● Objective: Leaving the pictures out, print the lines from the first line of the listing through the line containing "const rotTicks = [0, 1, 2, 3, 4, 5];", exactly as they read, and no others.

● Provided data:
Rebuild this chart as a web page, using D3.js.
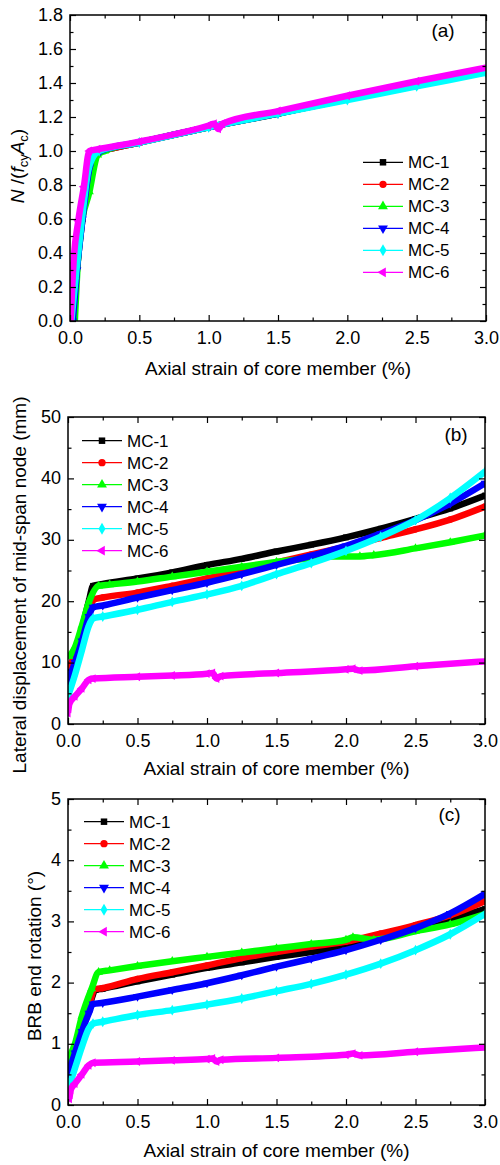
<!DOCTYPE html>
<html>
<head>
<meta charset="utf-8">
<script src="https://cdn.jsdelivr.net/npm/d3@7"></script>
<style>
  html, body { margin: 0; padding: 0; background: #fff; }
  svg text { font-family: "Liberation Sans", Arial, sans-serif; fill: #000; }
</style>
</head>
<body>
<svg id="chart" width="500" height="1165"></svg>
<script>
// Specimen names, colours and marker shapes
const specimens = ["MC-1", "MC-2", "MC-3", "MC-4", "MC-5", "MC-6"];
const colors = ["#000000", "#ff0000", "#00ff00", "#0000ff", "#00ffff", "#ff00ff"];
const markers = ["square", "circle", "triangleUp", "triangleDown", "diamond", "triangleLeft"];

// Axis tick values
const strainTicks = [0, 0.5, 1.0, 1.5, 2.0, 2.5, 3.0];
const forceTicks = [0, 0.2, 0.4, 0.6, 0.8, 1.0, 1.2, 1.4, 1.6, 1.8];
const dispTicks = [0, 10, 20, 30, 40, 50];
const rotTicks = [0, 1, 2, 3, 4, 5];

// (a) normalised axial force N/(fcy Ac) vs axial strain (%)
const forceMC1 = [[0.02,0],[0.05,0.3],[0.09,0.6],[0.13,0.85],[0.17,0.99],[0.22,1.0],[0.5,1.05],[1.0,1.14],[1.5,1.22],[2.0,1.31],[2.5,1.39],[3.0,1.475]];
const forceMC2 = [[0.02,0],[0.05,0.35],[0.09,0.62],[0.14,0.9],[0.17,0.99],[0.22,1.0],[0.5,1.05],[1.0,1.14],[1.5,1.225],[2.0,1.31],[2.5,1.39],[3.0,1.475]];
const forceMC3 = [[0.035,0],[0.07,0.5],[0.14,0.76],[0.2,0.977],[0.25,1.0],[0.5,1.05],[1.0,1.14],[1.5,1.22],[2.0,1.305],[2.5,1.385],[3.0,1.47]];
const forceMC4 = [[0.02,0],[0.05,0.3],[0.09,0.6],[0.14,0.9],[0.17,0.98],[0.22,1.0],[0.5,1.05],[1.0,1.14],[1.5,1.22],[2.0,1.305],[2.5,1.385],[3.0,1.465]];
const forceMC5 = [[0.01,0],[0.04,0.25],[0.085,0.59],[0.13,0.88],[0.17,0.97],[0.21,1.0],[0.5,1.05],[1.0,1.14],[1.5,1.22],[2.0,1.3],[2.5,1.38],[3.0,1.46]];
const forceMC6 = [[0.005,0],[0.025,0.34],[0.06,0.59],[0.1,0.79],[0.14,1.0],[0.2,1.01],[0.5,1.055],[1.0,1.15],[1.04,1.16],[1.07,1.13],[1.1,1.16],[1.5,1.235],[2.0,1.325],[2.5,1.41],[3.0,1.49]];

// (b) lateral displacement of mid-span node (mm) vs axial strain (%)
const dispMC1 = [[0.01,9.0],[0.05,11.5],[0.1,15.5],[0.15,20.0],[0.18,22.5],[0.25,22.8],[0.5,23.7],[0.75,24.7],[1.0,25.9],[1.25,26.9],[1.5,28.1],[1.75,29.2],[2.0,30.4],[2.25,31.8],[2.5,33.4],[2.75,35.1],[3.0,37.2]];
const dispMC2 = [[0.01,9.5],[0.05,11.0],[0.1,14.5],[0.15,18.5],[0.19,20.3],[0.25,20.6],[0.5,21.4],[0.75,22.5],[1.0,23.7],[1.25,25.0],[1.5,26.3],[1.75,27.6],[2.0,28.9],[2.25,30.3],[2.5,31.7],[2.75,33.3],[3.0,35.4]];
const dispMC3 = [[0.01,11.0],[0.05,12.5],[0.1,16.0],[0.15,19.8],[0.22,22.5],[0.3,22.7],[0.5,23.2],[0.75,24.0],[1.0,24.8],[1.25,25.6],[1.5,26.4],[1.75,27.0],[1.9,27.3],[2.1,27.3],[2.2,27.5],[2.5,28.6],[2.75,29.6],[3.0,30.7]];
const dispMC4 = [[0.0,7.0],[0.05,10.0],[0.1,13.5],[0.15,17.5],[0.18,19.0],[0.25,19.3],[0.5,20.6],[0.75,21.8],[1.0,23.0],[1.25,24.4],[1.5,25.9],[1.75,27.4],[2.0,29.0],[2.25,31.0],[2.5,33.2],[2.75,35.9],[3.0,39.2]];
const dispMC5 = [[0.0,4.5],[0.05,8.0],[0.1,12.0],[0.15,16.0],[0.18,17.2],[0.25,17.5],[0.5,18.6],[0.75,19.9],[1.0,21.1],[1.25,22.5],[1.5,24.4],[1.75,26.2],[2.0,28.2],[2.25,30.5],[2.5,33.2],[2.75,36.8],[3.0,41.1]];
const dispMC6 = [[0.0,1.8],[0.01,3.3],[0.05,4.5],[0.1,5.8],[0.15,7.2],[0.18,7.4],[0.5,7.7],[0.75,7.9],[1.0,8.2],[1.04,8.3],[1.07,7.4],[1.1,7.8],[1.5,8.3],[2.0,8.9],[2.05,9.0],[2.1,8.7],[2.5,9.4],[3.0,10.2]];

// (c) BRB end rotation (degrees) vs axial strain (%)
const rotMC1 = [[0.01,0.7],[0.05,0.95],[0.1,1.3],[0.15,1.6],[0.2,1.88],[0.25,1.9],[0.5,2.02],[0.75,2.13],[1.0,2.24],[1.25,2.33],[1.5,2.42],[1.75,2.5],[2.0,2.59],[2.25,2.73],[2.5,2.88],[2.75,3.04],[3.0,3.2]];
const rotMC2 = [[0.01,0.65],[0.05,0.95],[0.1,1.3],[0.15,1.6],[0.19,1.89],[0.25,1.91],[0.5,2.06],[0.75,2.17],[1.0,2.28],[1.25,2.4],[1.5,2.5],[1.75,2.59],[2.0,2.67],[2.25,2.8],[2.5,2.94],[2.75,3.1],[3.0,3.33]];
const rotMC3 = [[0.0,0.75],[0.05,1.0],[0.1,1.45],[0.17,1.9],[0.22,2.17],[0.3,2.2],[0.5,2.27],[0.75,2.35],[1.0,2.42],[1.25,2.49],[1.5,2.56],[1.75,2.63],[2.0,2.7],[2.05,2.74],[2.2,2.7],[2.5,2.84],[2.75,2.95],[3.0,3.12]];
const rotMC4 = [[0.0,0.5],[0.05,0.85],[0.1,1.2],[0.15,1.5],[0.18,1.65],[0.25,1.67],[0.5,1.77],[0.75,1.88],[1.0,1.99],[1.25,2.12],[1.5,2.26],[1.75,2.39],[2.0,2.53],[2.25,2.7],[2.5,2.89],[2.75,3.13],[3.0,3.45]];
const rotMC5 = [[0.0,0.25],[0.05,0.6],[0.1,0.95],[0.15,1.25],[0.18,1.33],[0.25,1.36],[0.5,1.47],[0.75,1.55],[1.0,1.64],[1.25,1.74],[1.5,1.86],[1.75,1.98],[2.0,2.13],[2.25,2.31],[2.5,2.53],[2.75,2.79],[3.0,3.12]];
const rotMC6 = [[0.01,0.1],[0.02,0.25],[0.05,0.35],[0.1,0.5],[0.15,0.65],[0.18,0.69],[0.5,0.71],[0.75,0.73],[1.0,0.75],[1.04,0.76],[1.07,0.71],[1.1,0.74],[1.5,0.77],[2.0,0.82],[2.05,0.84],[2.1,0.81],[2.5,0.87],[3.0,0.94]];

const svg = d3.select("#chart");

function markerPath(kind, size) {
  const map = {
    square: d3.symbolSquare, circle: d3.symbolCircle, diamond: d3.symbolDiamond,
    triangleUp: d3.symbolTriangle, triangleDown: d3.symbolTriangle, triangleLeft: d3.symbolTriangle
  };
  return d3.symbol().type(map[kind]).size(size)();
}
function markerRotation(kind) {
  if (kind === "triangleDown") return 180;
  if (kind === "triangleLeft") return -90;
  return 0;
}

function drawPanel(cfg) {
  const x = d3.scaleLinear().domain([0, 3]).range([cfg.left, cfg.right]);
  const y = d3.scaleLinear().domain([0, cfg.yMax]).range([cfg.bottom, cfg.top]);
  const g = svg.append("g");

  const clipId = "clip-" + cfg.id;
  svg.append("clipPath").attr("id", clipId)
    .append("rect")
    .attr("x", cfg.left).attr("y", cfg.top)
    .attr("width", cfg.right - cfg.left).attr("height", cfg.bottom - cfg.top);

  // curves: dense marker bands rendered as thick strokes with markers at data points
  const line = d3.line().x(d => x(d[0])).y(d => y(d[1])).curve(d3.curveMonotoneX);
  const plot = g.append("g").attr("clip-path", `url(#${clipId})`);
  cfg.series.forEach((data, i) => {
    plot.append("path")
      .attr("d", line(data))
      .attr("fill", "none")
      .attr("stroke", colors[i])
      .attr("stroke-width", 6.5)
      .attr("stroke-linejoin", "round");
    plot.selectAll(null).data(data).enter().append("path")
      .attr("d", markerPath(markers[i], 34))
      .attr("transform", d => `translate(${x(d[0])},${y(d[1])}) rotate(${markerRotation(markers[i])})`)
      .attr("fill", colors[i]);
  });

  // axes: major ticks with labels on bottom/left, inward ticks on every side
  const minorX = d3.range(0, 3.0001, 0.25).filter(v => Math.abs(v * 2 - Math.round(v * 2)) > 1e-6);
  const minorY = cfg.yTicks.slice(1).map((v, k) => (v + cfg.yTicks[k]) / 2);

  const axisStyle = sel => {
    sel.select(".domain").remove();
    sel.selectAll("line").attr("stroke", "#000").attr("stroke-width", 1.2);
    sel.selectAll("text").style("font-size", "18px").style("font-family", '"Liberation Sans", Arial, sans-serif');
  };

  g.append("g").attr("transform", `translate(0,${cfg.bottom})`)
    .call(d3.axisBottom(x).tickValues(strainTicks).tickFormat(d3.format(".1f")).tickSize(-6).tickPadding(10))
    .call(axisStyle);
  g.append("g").attr("transform", `translate(0,${cfg.bottom})`)
    .call(d3.axisBottom(x).tickValues(minorX).tickFormat("").tickSize(-3.5))
    .call(axisStyle);
  g.append("g").attr("transform", `translate(0,${cfg.top})`)
    .call(d3.axisTop(x).tickValues(strainTicks).tickFormat("").tickSize(-6))
    .call(axisStyle);
  g.append("g").attr("transform", `translate(0,${cfg.top})`)
    .call(d3.axisTop(x).tickValues(minorX).tickFormat("").tickSize(-3.5))
    .call(axisStyle);

  g.append("g").attr("transform", `translate(${cfg.left},0)`)
    .call(d3.axisLeft(y).tickValues(cfg.yTicks).tickFormat(cfg.yFormat).tickSize(-6).tickPadding(7))
    .call(axisStyle)
    .call(sel => sel.selectAll("text").attr("dy", "0.28em"));
  g.append("g").attr("transform", `translate(${cfg.left},0)`)
    .call(d3.axisLeft(y).tickValues(minorY).tickFormat("").tickSize(-3.5))
    .call(axisStyle);
  g.append("g").attr("transform", `translate(${cfg.right},0)`)
    .call(d3.axisRight(y).tickValues(cfg.yTicks).tickFormat("").tickSize(-6))
    .call(axisStyle);
  g.append("g").attr("transform", `translate(${cfg.right},0)`)
    .call(d3.axisRight(y).tickValues(minorY).tickFormat("").tickSize(-3.5))
    .call(axisStyle);

  // frame
  g.append("rect")
    .attr("x", cfg.left).attr("y", cfg.top)
    .attr("width", cfg.right - cfg.left).attr("height", cfg.bottom - cfg.top)
    .attr("fill", "none").attr("stroke", "#000").attr("stroke-width", 1.5);

  // axis titles
  g.append("text")
    .attr("x", (cfg.left + cfg.right) / 2).attr("y", cfg.xTitleY)
    .attr("text-anchor", "middle").style("font-size", "19px")
    .text("Axial strain of core member (%)");

  const yt = g.append("text")
    .attr("transform", `translate(${cfg.yTitleX},${cfg.yTitleY}) rotate(-90)`)
    .attr("text-anchor", "middle").style("font-size", "19px");
  cfg.yTitle(yt);

  // panel tag
  g.append("text")
    .attr("x", cfg.tag[0]).attr("y", cfg.tag[1])
    .attr("text-anchor", "middle").style("font-size", "19px")
    .text(cfg.tag[2]);

  // legend
  const lg = g.append("g");
  specimens.forEach((name, i) => {
    const yy = cfg.legend.y + i * 22;
    lg.append("line")
      .attr("x1", cfg.legend.x).attr("x2", cfg.legend.x + 40)
      .attr("y1", yy).attr("y2", yy)
      .attr("stroke", colors[i]).attr("stroke-width", 1.3);
    lg.append("path")
      .attr("d", markerPath(markers[i], 42))
      .attr("transform", `translate(${cfg.legend.x + 20},${yy}) rotate(${markerRotation(markers[i])})`)
      .attr("fill", colors[i]);
    lg.append("text")
      .attr("x", cfg.legend.x + 45).attr("y", yy).attr("dy", "0.36em")
      .style("font-size", "17px")
      .text(name);
  });
}

drawPanel({
  id: "a", left: 70, right: 486, top: 15, bottom: 321,
  yMax: 1.8, yTicks: forceTicks, yFormat: d3.format(".1f"),
  series: [forceMC1, forceMC2, forceMC3, forceMC4, forceMC5, forceMC6],
  xTitleY: 375, yTitleX: 24, yTitleY: 166,
  yTitle: t => {
    t.append("tspan").style("font-style", "italic").text("N");
    t.append("tspan").text(" /(");
    t.append("tspan").style("font-style", "italic").text("f");
    t.append("tspan").attr("dy", 4).style("font-size", "13px").text("cy");
    t.append("tspan").attr("dy", -4).style("font-style", "italic").text("A");
    t.append("tspan").attr("dy", 4).style("font-size", "13px").text("c");
    t.append("tspan").attr("dy", -4).text(")");
  },
  tag: [443, 37, "(a)"],
  legend: { x: 363, y: 162.3 }
});

drawPanel({
  id: "b", left: 68, right: 485, top: 417, bottom: 724,
  yMax: 50, yTicks: dispTicks, yFormat: d3.format("d"),
  series: [dispMC1, dispMC2, dispMC3, dispMC4, dispMC5, dispMC6],
  xTitleY: 775, yTitleX: 26, yTitleY: 585,
  yTitle: t => t.text("Lateral displacement of mid-span node (mm)"),
  tag: [456, 441, "(b)"],
  legend: { x: 82, y: 440.7 }
});

drawPanel({
  id: "c", left: 68, right: 485, top: 799, bottom: 1105,
  yMax: 5, yTicks: rotTicks, yFormat: d3.format("d"),
  series: [rotMC1, rotMC2, rotMC3, rotMC4, rotMC5, rotMC6],
  xTitleY: 1157, yTitleX: 40.5, yTitleY: 956,
  yTitle: t => t.text("BRB end rotation (°)"),
  tag: [449.5, 821, "(c)"],
  legend: { x: 84, y: 821.7 }
});
</script>
</body>
</html>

● Written answer:
Rebuild this chart as a web page, using D3.js.
<!DOCTYPE html>
<html>
<head>
<meta charset="utf-8">
<script src="https://cdn.jsdelivr.net/npm/d3@7"></script>
<style>
  html, body { margin: 0; padding: 0; background: #fff; }
  svg text { font-family: "Liberation Sans", Arial, sans-serif; fill: #000; }
</style>
</head>
<body>
<svg id="chart" width="500" height="1165"></svg>
<script>
// Specimen names, colours and marker shapes
const specimens = ["MC-1", "MC-2", "MC-3", "MC-4", "MC-5", "MC-6"];
const colors = ["#000000", "#ff0000", "#00ff00", "#0000ff", "#00ffff", "#ff00ff"];
const markers = ["square", "circle", "triangleUp", "triangleDown", "diamond", "triangleLeft"];

// Axis tick values
const strainTicks = [0, 0.5, 1.0, 1.5, 2.0, 2.5, 3.0];
const forceTicks = [0, 0.2, 0.4, 0.6, 0.8, 1.0, 1.2, 1.4, 1.6, 1.8];
const dispTicks = [0, 10, 20, 30, 40, 50];
const rotTicks = [0, 1, 2, 3, 4, 5];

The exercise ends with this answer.